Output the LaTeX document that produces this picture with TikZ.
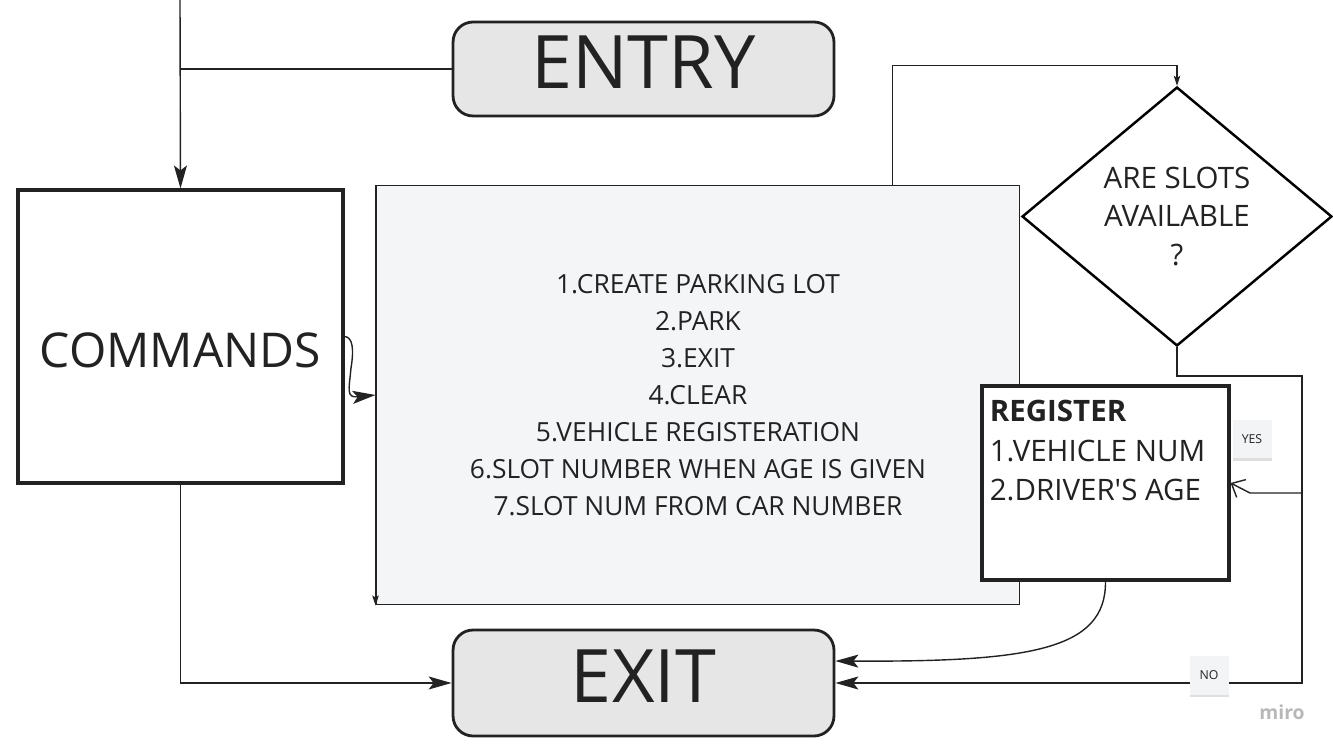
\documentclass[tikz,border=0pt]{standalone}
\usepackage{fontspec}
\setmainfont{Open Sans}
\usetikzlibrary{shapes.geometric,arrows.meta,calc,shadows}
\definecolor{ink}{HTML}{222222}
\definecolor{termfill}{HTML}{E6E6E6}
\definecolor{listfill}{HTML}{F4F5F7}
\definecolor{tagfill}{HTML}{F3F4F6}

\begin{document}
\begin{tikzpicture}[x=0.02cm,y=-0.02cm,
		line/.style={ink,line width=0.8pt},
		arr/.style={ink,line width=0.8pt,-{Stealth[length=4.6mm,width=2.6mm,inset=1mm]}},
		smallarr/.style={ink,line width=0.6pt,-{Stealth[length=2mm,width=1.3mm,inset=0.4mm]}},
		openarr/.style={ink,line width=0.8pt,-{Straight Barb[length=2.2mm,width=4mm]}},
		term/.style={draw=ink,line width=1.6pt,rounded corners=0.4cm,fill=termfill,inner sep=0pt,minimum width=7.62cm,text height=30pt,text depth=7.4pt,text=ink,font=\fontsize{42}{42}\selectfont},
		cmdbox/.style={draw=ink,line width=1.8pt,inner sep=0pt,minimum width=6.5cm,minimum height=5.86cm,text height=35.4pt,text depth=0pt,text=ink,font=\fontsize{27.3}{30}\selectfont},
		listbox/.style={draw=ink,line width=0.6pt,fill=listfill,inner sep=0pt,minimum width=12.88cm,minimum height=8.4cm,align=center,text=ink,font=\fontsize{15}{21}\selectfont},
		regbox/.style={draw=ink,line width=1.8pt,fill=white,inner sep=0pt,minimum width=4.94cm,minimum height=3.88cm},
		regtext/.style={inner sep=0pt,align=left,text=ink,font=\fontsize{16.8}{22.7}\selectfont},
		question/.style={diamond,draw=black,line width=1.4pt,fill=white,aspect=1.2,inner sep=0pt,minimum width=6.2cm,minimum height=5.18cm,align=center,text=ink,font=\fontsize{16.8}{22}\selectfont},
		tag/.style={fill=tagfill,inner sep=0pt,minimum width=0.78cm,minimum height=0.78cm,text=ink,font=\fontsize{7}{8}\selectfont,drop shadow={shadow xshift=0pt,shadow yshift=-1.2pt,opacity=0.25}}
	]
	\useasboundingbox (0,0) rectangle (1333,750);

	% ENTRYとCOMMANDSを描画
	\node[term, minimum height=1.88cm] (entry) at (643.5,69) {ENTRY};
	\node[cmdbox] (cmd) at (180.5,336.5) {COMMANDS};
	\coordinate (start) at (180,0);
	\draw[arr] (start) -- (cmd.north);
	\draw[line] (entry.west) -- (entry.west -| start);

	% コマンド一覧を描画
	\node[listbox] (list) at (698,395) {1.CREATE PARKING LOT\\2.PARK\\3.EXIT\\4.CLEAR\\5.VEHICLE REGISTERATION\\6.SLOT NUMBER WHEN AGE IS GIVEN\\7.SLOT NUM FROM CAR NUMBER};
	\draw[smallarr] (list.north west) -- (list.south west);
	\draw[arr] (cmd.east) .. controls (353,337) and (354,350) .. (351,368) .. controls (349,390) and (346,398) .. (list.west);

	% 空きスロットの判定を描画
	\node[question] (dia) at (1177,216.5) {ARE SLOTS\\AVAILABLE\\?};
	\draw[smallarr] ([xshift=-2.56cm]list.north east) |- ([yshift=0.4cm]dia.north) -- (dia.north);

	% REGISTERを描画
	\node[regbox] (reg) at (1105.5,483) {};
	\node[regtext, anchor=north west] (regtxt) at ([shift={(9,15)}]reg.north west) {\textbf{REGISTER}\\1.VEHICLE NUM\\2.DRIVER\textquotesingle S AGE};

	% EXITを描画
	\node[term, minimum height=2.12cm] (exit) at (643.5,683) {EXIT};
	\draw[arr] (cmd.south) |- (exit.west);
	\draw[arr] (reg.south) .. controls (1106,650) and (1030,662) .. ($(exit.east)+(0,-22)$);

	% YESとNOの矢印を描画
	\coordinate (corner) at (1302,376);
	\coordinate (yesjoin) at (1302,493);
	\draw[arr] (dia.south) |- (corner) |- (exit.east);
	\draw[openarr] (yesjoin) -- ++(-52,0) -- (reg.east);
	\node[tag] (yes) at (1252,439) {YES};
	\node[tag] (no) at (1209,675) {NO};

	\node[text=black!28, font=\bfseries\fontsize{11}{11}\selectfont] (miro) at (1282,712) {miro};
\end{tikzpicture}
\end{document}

▸ **SHORT TASK**: Reproduce every line exactly and omit all pictures.

▸ **CORRECT RESULT**:
Output the LaTeX document that produces this picture with TikZ.
\documentclass[tikz,border=0pt]{standalone}
\usepackage{fontspec}
\setmainfont{Open Sans}
\usetikzlibrary{shapes.geometric,arrows.meta,calc,shadows}
\definecolor{ink}{HTML}{222222}
\definecolor{termfill}{HTML}{E6E6E6}
\definecolor{listfill}{HTML}{F4F5F7}
\definecolor{tagfill}{HTML}{F3F4F6}

\begin{document}
\begin{tikzpicture}[x=0.02cm,y=-0.02cm,
		line/.style={ink,line width=0.8pt},
		arr/.style={ink,line width=0.8pt,-{Stealth[length=4.6mm,width=2.6mm,inset=1mm]}},
		smallarr/.style={ink,line width=0.6pt,-{Stealth[length=2mm,width=1.3mm,inset=0.4mm]}},
		openarr/.style={ink,line width=0.8pt,-{Straight Barb[length=2.2mm,width=4mm]}},
		term/.style={draw=ink,line width=1.6pt,rounded corners=0.4cm,fill=termfill,inner sep=0pt,minimum width=7.62cm,text height=30pt,text depth=7.4pt,text=ink,font=\fontsize{42}{42}\selectfont},
		cmdbox/.style={draw=ink,line width=1.8pt,inner sep=0pt,minimum width=6.5cm,minimum height=5.86cm,text height=35.4pt,text depth=0pt,text=ink,font=\fontsize{27.3}{30}\selectfont},
		listbox/.style={draw=ink,line width=0.6pt,fill=listfill,inner sep=0pt,minimum width=12.88cm,minimum height=8.4cm,align=center,text=ink,font=\fontsize{15}{21}\selectfont},
		regbox/.style={draw=ink,line width=1.8pt,fill=white,inner sep=0pt,minimum width=4.94cm,minimum height=3.88cm},
		regtext/.style={inner sep=0pt,align=left,text=ink,font=\fontsize{16.8}{22.7}\selectfont},
		question/.style={diamond,draw=black,line width=1.4pt,fill=white,aspect=1.2,inner sep=0pt,minimum width=6.2cm,minimum height=5.18cm,align=center,text=ink,font=\fontsize{16.8}{22}\selectfont},
		tag/.style={fill=tagfill,inner sep=0pt,minimum width=0.78cm,minimum height=0.78cm,text=ink,font=\fontsize{7}{8}\selectfont,drop shadow={shadow xshift=0pt,shadow yshift=-1.2pt,opacity=0.25}}
	]
	\useasboundingbox (0,0) rectangle (1333,750);

	% ENTRYとCOMMANDSを描画
	\node[term, minimum height=1.88cm] (entry) at (643.5,69) {ENTRY};
	\node[cmdbox] (cmd) at (180.5,336.5) {COMMANDS};
	\coordinate (start) at (180,0);
	\draw[arr] (start) -- (cmd.north);
	\draw[line] (entry.west) -- (entry.west -| start);

	% コマンド一覧を描画
	\node[listbox] (list) at (698,395) {1.CREATE PARKING LOT\\2.PARK\\3.EXIT\\4.CLEAR\\5.VEHICLE REGISTERATION\\6.SLOT NUMBER WHEN AGE IS GIVEN\\7.SLOT NUM FROM CAR NUMBER};
	\draw[smallarr] (list.north west) -- (list.south west);
	\draw[arr] (cmd.east) .. controls (353,337) and (354,350) .. (351,368) .. controls (349,390) and (346,398) .. (list.west);

	% 空きスロットの判定を描画
	\node[question] (dia) at (1177,216.5) {ARE SLOTS\\AVAILABLE\\?};
	\draw[smallarr] ([xshift=-2.56cm]list.north east) |- ([yshift=0.4cm]dia.north) -- (dia.north);

	% REGISTERを描画
	\node[regbox] (reg) at (1105.5,483) {};
	\node[regtext, anchor=north west] (regtxt) at ([shift={(9,15)}]reg.north west) {\textbf{REGISTER}\\1.VEHICLE NUM\\2.DRIVER\textquotesingle S AGE};

	% EXITを描画
	\node[term, minimum height=2.12cm] (exit) at (643.5,683) {EXIT};
	\draw[arr] (cmd.south) |- (exit.west);
	\draw[arr] (reg.south) .. controls (1106,650) and (1030,662) .. ($(exit.east)+(0,-22)$);

	% YESとNOの矢印を描画
	\coordinate (corner) at (1302,376);
	\coordinate (yesjoin) at (1302,493);
	\draw[arr] (dia.south) |- (corner) |- (exit.east);
	\draw[openarr] (yesjoin) -- ++(-52,0) -- (reg.east);
	\node[tag] (yes) at (1252,439) {YES};
	\node[tag] (no) at (1209,675) {NO};

	\node[text=black!28, font=\bfseries\fontsize{11}{11}\selectfont] (miro) at (1282,712) {miro};
\end{tikzpicture}
\end{document}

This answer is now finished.